Os cães tinham nomes, mas não mereciam atenção maior que serem chamados por esses nomes, o que já era distinção num mundo de anônimos. Alguns se destacavam pela bravura, recebiam elogios e até um carinho displicente.

Gatos eram batizados pelas crianças, mas os adultos continuavam a chamá-los de gatos. A eles era permitido estar ali como se não estivessem.

Diferentemente de outros bichos, cães e gatos se reproduziam espontaneamente, sem interferências ou ajudas, com a sorte que a natureza lhes reservasse.

Galinhas e patos não mereciam nomes, mas mereciam ser contados, separados e alimentados.

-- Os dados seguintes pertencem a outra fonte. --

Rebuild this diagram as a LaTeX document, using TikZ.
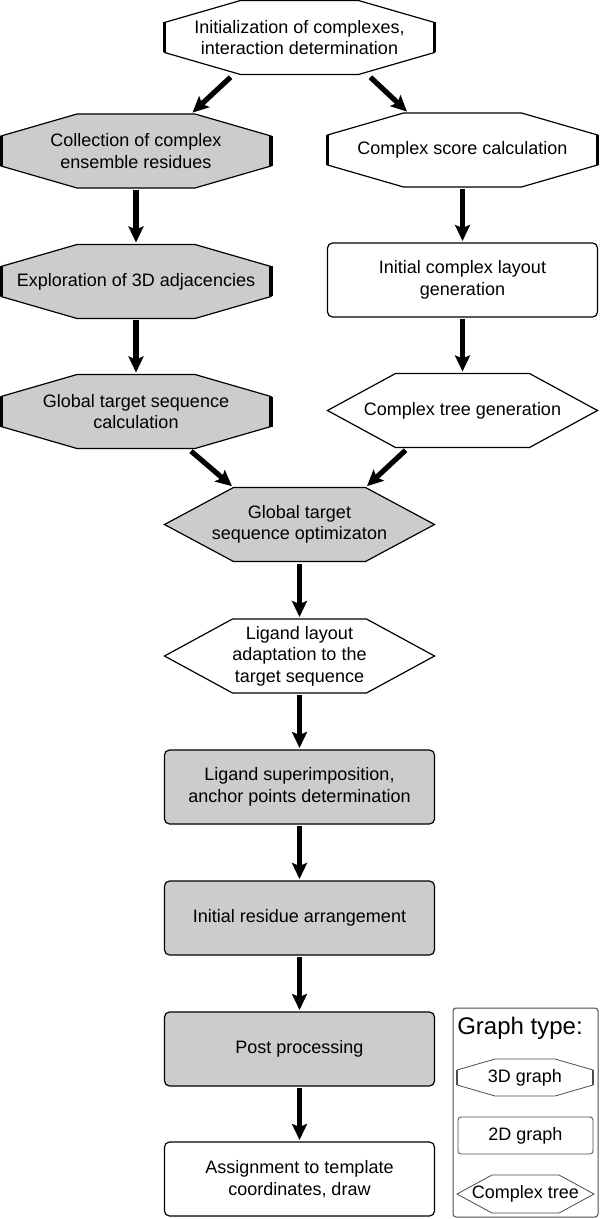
\documentclass[tikz,border=0pt]{standalone}
\usepackage{fontspec}
\setmainfont{Liberation Sans}
\usetikzlibrary{arrows.meta, positioning, calc, backgrounds}

\colorlet{boxgray}{black!20}

% octagon (3D graph) behind a node: fill, node, chamfer, half side
\newcommand{\octagonbg}[4]{%
  \filldraw[outline, fill=#1] ([xshift=#3]#2.north west) -- ([xshift=-#3]#2.north east)
    -- ([yshift=#4]#2.east) -- ([yshift=-#4]#2.east)
    -- ([xshift=-#3]#2.south east) -- ([xshift=#3]#2.south west)
    -- ([yshift=-#4]#2.west) -- ([yshift=#4]#2.west) -- cycle;
  \draw[sideline] ([yshift=#4]#2.west) -- ([yshift=-#4]#2.west)
    ([yshift=#4]#2.east) -- ([yshift=-#4]#2.east);
}
% hexagon (complex tree) behind a node: fill, node, inset
\newcommand{\hexagonbg}[3]{%
  \filldraw[outline, fill=#1] ([xshift=#3]#2.north west) -- ([xshift=-#3]#2.north east)
    -- (#2.east) -- ([xshift=-#3]#2.south east) -- ([xshift=#3]#2.south west)
    -- (#2.west) -- cycle;
}

\begin{document}
\begin{tikzpicture}[x=0.5pt, y=-0.5pt,
  box/.style={minimum width=135pt, minimum height=37pt, inner sep=0pt, outer sep=0pt, align=center, font=\fontsize{9}{10.8}\selectfont},
  rbox/.style={box, draw, line width=0.6pt, rounded corners=2.5pt},
  outline/.style={draw, line width=0.6pt},
  sideline/.style={line width=1.6pt},
  flow/.style={-{Stealth[length=8pt, width=7.5pt, inset=1.5pt]}, line width=2.6pt, shorten <=1pt, shorten >=1pt}
]
  \useasboundingbox (0,0) rectangle (600,1219);

  % left: 3D graphs, right: complexes
  \node[box] (init) at (299.5,37.5) {Initialization of complexes,\\ interaction determination};
  \node[box] (coll) at (136,151) {Collection of complex\\ ensemble residues};
  \node[box] (score) at (462.5,150) {Complex score calculation};
  \node[box] (expl) at (136,281.5) {Exploration of 3D adjacencies};
  \node[rbox, fill=white] (layout) at (462.5,280) {Initial complex layout\\ generation};
  \node[box] (gcalc) at (136,411.5) {Global target sequence\\ calculation};
  \node[box] (tree) at (462.5,410.5) {Complex tree generation};

  % middle column
  \node[box] (opt) at (299.5,524.5) {Global target\\ sequence optimizaton};
  \node[box] (lig) at (299.5,656) {Ligand layout\\ adaptation to the\\ target sequence};
  \node[rbox, fill=boxgray] (sup) at (299.5,787) {Ligand superimposition,\\ anchor points determination};
  \node[rbox, fill=boxgray] (resid) at (299.5,918) {Initial residue arrangement};
  \node[rbox, fill=boxgray] (post) at (299.5,1049) {Post processing};
  \node[rbox, fill=white] (assign) at (299.5,1179) {Assignment to template\\ coordinates, draw};

  % legend
  \node[draw=black!70, line width=0.5pt, rounded corners=1.5pt, minimum width=72.5pt, minimum height=104.5pt, inner sep=0pt] (legend) at (525.5,1112.5) {};
  \node[font=\fontsize{12}{14}\selectfont, inner sep=0pt] (ltitle) at (520,1028) {Graph type:};
  \node[box, minimum width=68pt, minimum height=18.5pt] (l3d) at (525,1077.5) {3D graph};
  \node[box, minimum width=67.5pt, minimum height=18.5pt, draw=black!70, line width=0.4pt, rounded corners=1.5pt] (l2d) at (525.5,1135.5) {2D graph};
  \node[box, minimum width=68.5pt, minimum height=19pt] (ltree) at (525.5,1194) {Complex tree};

  \begin{pgfonlayer}{background}
    \octagonbg{white}{init}{38pt}{7.5pt}
    \octagonbg{boxgray}{coll}{38pt}{7.5pt}
    \octagonbg{white}{score}{38pt}{7.5pt}
    \octagonbg{boxgray}{expl}{38pt}{7.5pt}
    \octagonbg{boxgray}{gcalc}{38pt}{7.5pt}
    \hexagonbg{white}{tree}{34pt}
    \hexagonbg{boxgray}{opt}{34.5pt}
    \hexagonbg{white}{lig}{34pt}
    \begin{scope}[outline/.style={draw=black!70, line width=0.4pt}, sideline/.style={draw=black!70, line width=1pt}]
      \octagonbg{white}{l3d}{19pt}{3.75pt}
      \hexagonbg{white}{ltree}{17.5pt}
    \end{scope}
  \end{pgfonlayer}

  \draw[flow, shorten <=2pt] ([xshift=-33pt]init.south) -- ([xshift=-40pt]coll.north east);
  \draw[flow, shorten <=2pt] ([xshift=34pt]init.south) -- ([xshift=40.5pt]score.north west);
  \draw[flow] (coll) -- (expl);
  \draw[flow] (expl) -- (gcalc);
  \draw[flow] (score) -- (layout);
  \draw[flow] (layout) -- (tree);
  \draw[flow, shorten <=2pt] ([xshift=26pt]gcalc.south) -- ([xshift=34.5pt]opt.north west);
  \draw[flow, shorten <=2pt] ([xshift=-27pt]tree.south) -- ([xshift=-34.5pt]opt.north east);
  \draw[flow] (opt) -- (lig);
  \draw[flow] (lig) -- (sup);
  \draw[flow] (sup) -- (resid);
  \draw[flow] (resid) -- (post);
  \draw[flow] (post) -- (assign);
\end{tikzpicture}
\end{document}
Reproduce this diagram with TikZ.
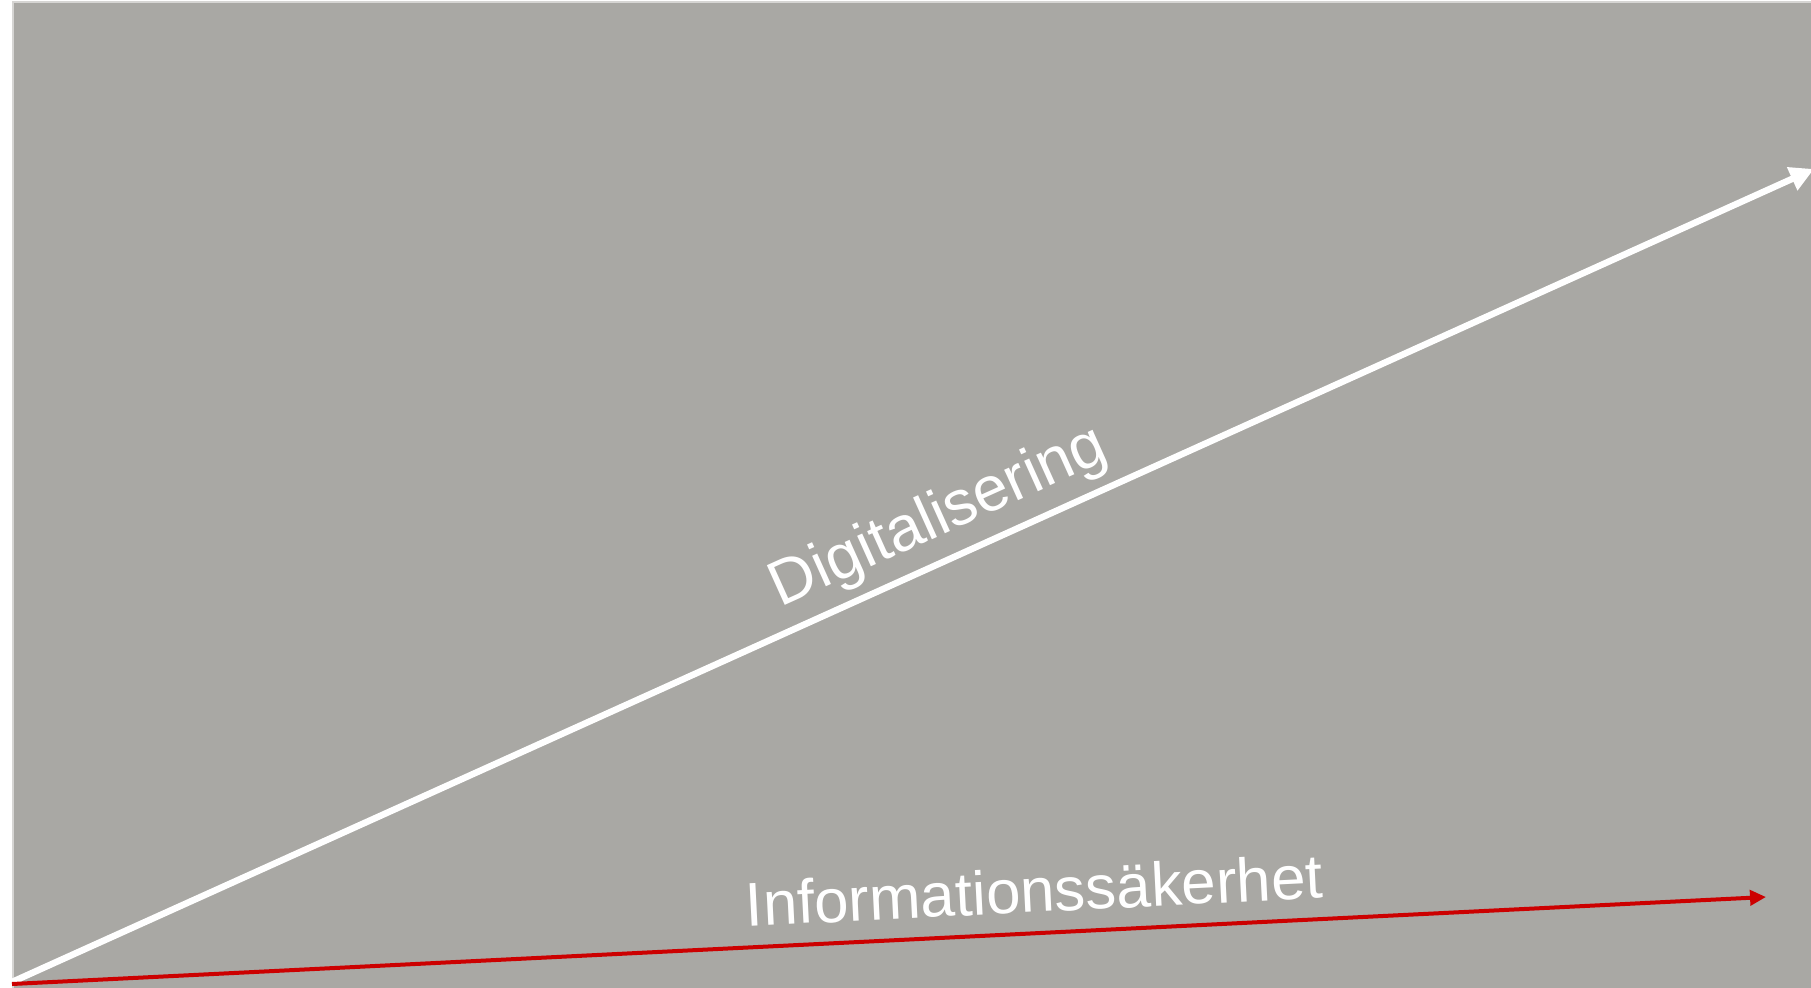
\documentclass[tikz,border=0pt]{standalone}
\usepackage{fontspec}
\setmainfont{Liberation Sans}
\usetikzlibrary{arrows.meta}
\definecolor{bggray}{HTML}{A9A8A4}
\definecolor{edgegray}{HTML}{D6D5D3}
\definecolor{infored}{HTML}{CC0000}

\begin{document}
\begin{tikzpicture}[
    lbl/.style={text=white,sloped,anchor=base,inner sep=0pt}
  ]
      \useasboundingbox (0,0) rectangle (18.11,9.87);
      \draw[edgegray,line width=0.02cm,fill=bggray] (0.13,-0.5) rectangle (18.6,9.845);
      \coordinate (o1) at (0.12,0.05);
      \coordinate (o2) at (0.12,0.03);
      \coordinate (digi) at (18.14,8.18);
      \coordinate (info) at (17.66,0.90);
      \draw[white,line width=0.065cm,-{Triangle[length=0.24cm,width=0.24cm]}] (o1) -- (digi) node[lbl,pos=0.524,yshift=0.25cm,font=\fontsize{18}{22}\selectfont] {Digitalisering};
      \draw[infored,line width=0.04cm,-{Triangle[length=0.16cm,width=0.15cm]}] (o2) -- (info) node[lbl,pos=0.584,yshift=0.21cm,font=\fontsize{17.6}{22}\selectfont] {Informationssäkerhet};
\end{tikzpicture}
\end{document}
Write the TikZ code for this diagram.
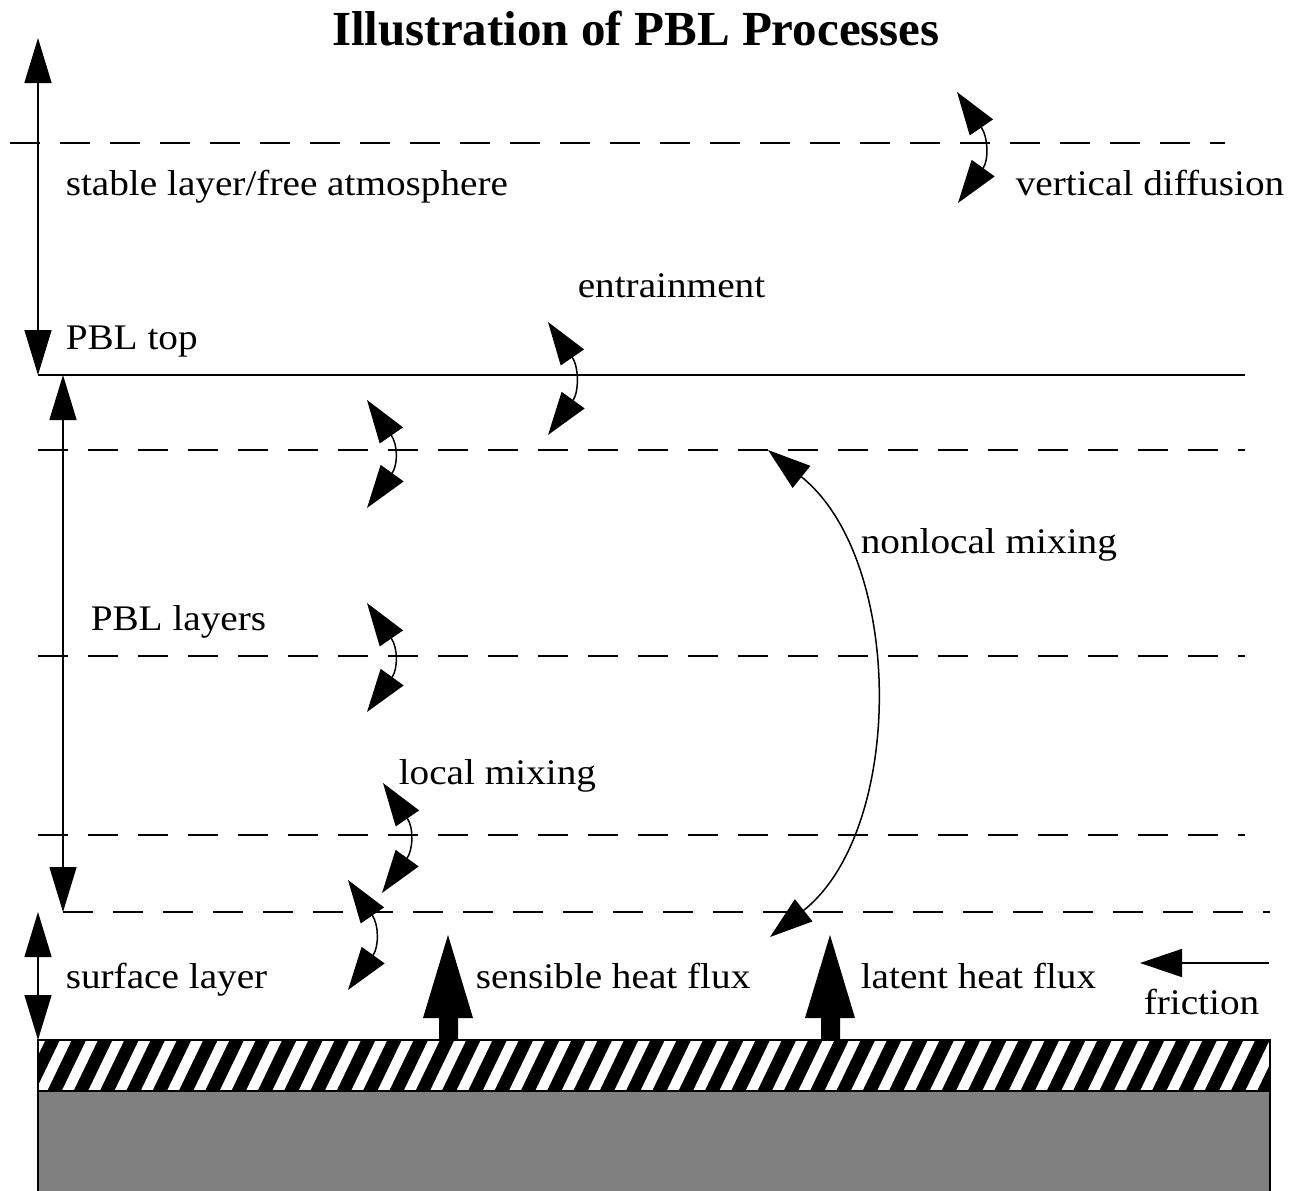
\documentclass[tikz,border=0pt]{standalone}
\usepackage{fontspec}
\setmainfont{Liberation Serif}[FakeStretch=1.09]
\newfontfamily\titlefont{Liberation Serif}
\usetikzlibrary{arrows.meta}
\begin{document}
\begin{tikzpicture}[x=1pt, y=-1pt, line width=1.5pt,
  lbl/.style={anchor=base west, inner sep=0pt, font=\fontsize{36}{40}\selectfont},
  dashline/.style={dash pattern=on 30pt off 20pt},
  mix/.style={{Triangle[length=43pt,width=28pt]}-{Triangle[length=43pt,width=28pt]}},
  spanarrow/.style={{Triangle[length=45pt,width=27pt]}-{Triangle[length=45pt,width=27pt]}},
  fluxarrow/.style={fill=black}]
\useasboundingbox (0,0) rectangle (1301,1191);

% title
\node[anchor=base, inner sep=0pt, font=\titlefont\bfseries\fontsize{49}{54}\selectfont] (title) at (636,45) {Illustration of PBL Processes};

% horizontal lines
\draw[dashline] (10,143) -- (1225,143);
\draw (38,375) -- (1245,375);
\draw[dashline] (38,450) -- (1245,450);
\draw[dashline] (38,656) -- (1245,656);
\draw[dashline] (38,835) -- (1245,835);
\draw[dashline] (63,912) -- (1270,912);

% vertical span arrows
\coordinate (a1t) at (38,38);  \coordinate (a1b) at (38,375);
\coordinate (a2t) at (63,375); \coordinate (a2b) at (63,912);
\coordinate (a3t) at (38,912); \coordinate (a3b) at (38,1040);
\draw[spanarrow] (a1t) -- (a1b);
\draw[spanarrow] (a2t) -- (a2b);
\draw[spanarrow] (a3t) -- (a3b);

% labels
\node[lbl] (stable) at (65,195) {stable layer/free atmosphere};
\node[lbl] (vdiff) at (1015,195) {vertical diffusion};
\node[lbl] (entr) at (577,297) {entrainment};
\node[lbl] (pbltop) at (65,349) {PBL top};
\node[lbl] (nonlocal) at (860,553) {nonlocal mixing};
\node[lbl] (pbllayers) at (90,630) {PBL layers};
\node[lbl] (local) at (398,784) {local mixing};
\node[lbl] (surface) at (65,988) {surface layer};
\node[lbl] (sensible) at (475,988) {sensible heat flux};
\node[lbl] (latent) at (860,988) {latent heat flux};
\node[lbl] (friction) at (1143,1014) {friction};

% small mixing arrows
\coordinate (m1t) at (957,92);  \coordinate (m1b) at (958,203);
\coordinate (m2t) at (548,322); \coordinate (m2b) at (548,435);
\coordinate (m3t) at (367,400); \coordinate (m3b) at (367,508);
\coordinate (m4t) at (367,603); \coordinate (m4b) at (367,712);
\coordinate (m5t) at (383,783); \coordinate (m5b) at (382,893);
\coordinate (m6t) at (348,880); \coordinate (m6b) at (348,990);
\draw[mix] (m1t) .. controls ++(31,45) and ++(31,-43) .. (m1b);
\draw[mix] (m2t) .. controls ++(31,45) and ++(31,-43) .. (m2b);
\draw[mix] (m3t) .. controls ++(31,45) and ++(31,-43) .. (m3b);
\draw[mix] (m4t) .. controls ++(31,45) and ++(31,-43) .. (m4b);
\draw[mix] (m5t) .. controls ++(31,45) and ++(31,-43) .. (m5b);
\draw[mix] (m6t) .. controls ++(31,45) and ++(31,-43) .. (m6b);

% nonlocal mixing arc
\coordinate (nlt) at (768,450); \coordinate (nlb) at (770,937);
\draw[mix] (nlt) .. controls (905,560) and (905,830) .. (nlb);

% heat flux arrows
\fill[fluxarrow] (439,1040) -- (439,1018) -- (423,1018) -- (448,935) -- (473,1018) -- (458,1018) -- (458,1040) -- cycle;
\fill[fluxarrow] (821,1040) -- (821,1018) -- (805,1018) -- (830,935) -- (855,1018) -- (840,1018) -- (840,1040) -- cycle;

% friction arrow
\coordinate (fr1) at (1269,963); \coordinate (fr2) at (1140,963);
\draw[-{Triangle[length=42pt,width=28pt]}] (fr1) -- (fr2);

% ground
\fill[black!50] (38,1091) rectangle (1270,1191);
\begin{scope}
  \clip (38,1040) rectangle (1270,1091);
  \fill[black] (38,1040) rectangle (1270,1091);
  \foreach \i in {-2,...,48} {
    \pgfmathsetmacro\xa{43+26.3*\i}
    \draw[white, line width=10.5pt] ({\xa-10},1108.2) -- ({\xa+39},1006.5);
  }
\end{scope}
\draw (38,1040) rectangle (1270,1091);
\draw (38,1091) -- (38,1191);
\draw (1270,1091) -- (1270,1191);
\end{tikzpicture}
\end{document}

Havia outros, como coelhos e codornas, que existiam um tempo depois desapareciam para dar lugar a outra novidade animal.

Eu olhava os bichos e não entendia a divisão de classes e a distinção de tratamento, perdido ainda no comunismo infantil.

Não compreendia as leis da economia. Inocente e incrédulo, não respeitava nem reconhecia a divindade do Mercado.

Anarquista e contestador mirim, eu desconsiderava a ordem, a hierarquia, o mérito, a cotação e a utilidade.

Ante a minha perplexidade com as diferenças, uma tia perguntou:

- E tu come cachorro?

Continuei confuso. Eu amava pessoas, bichos e coisas que jamais comeria.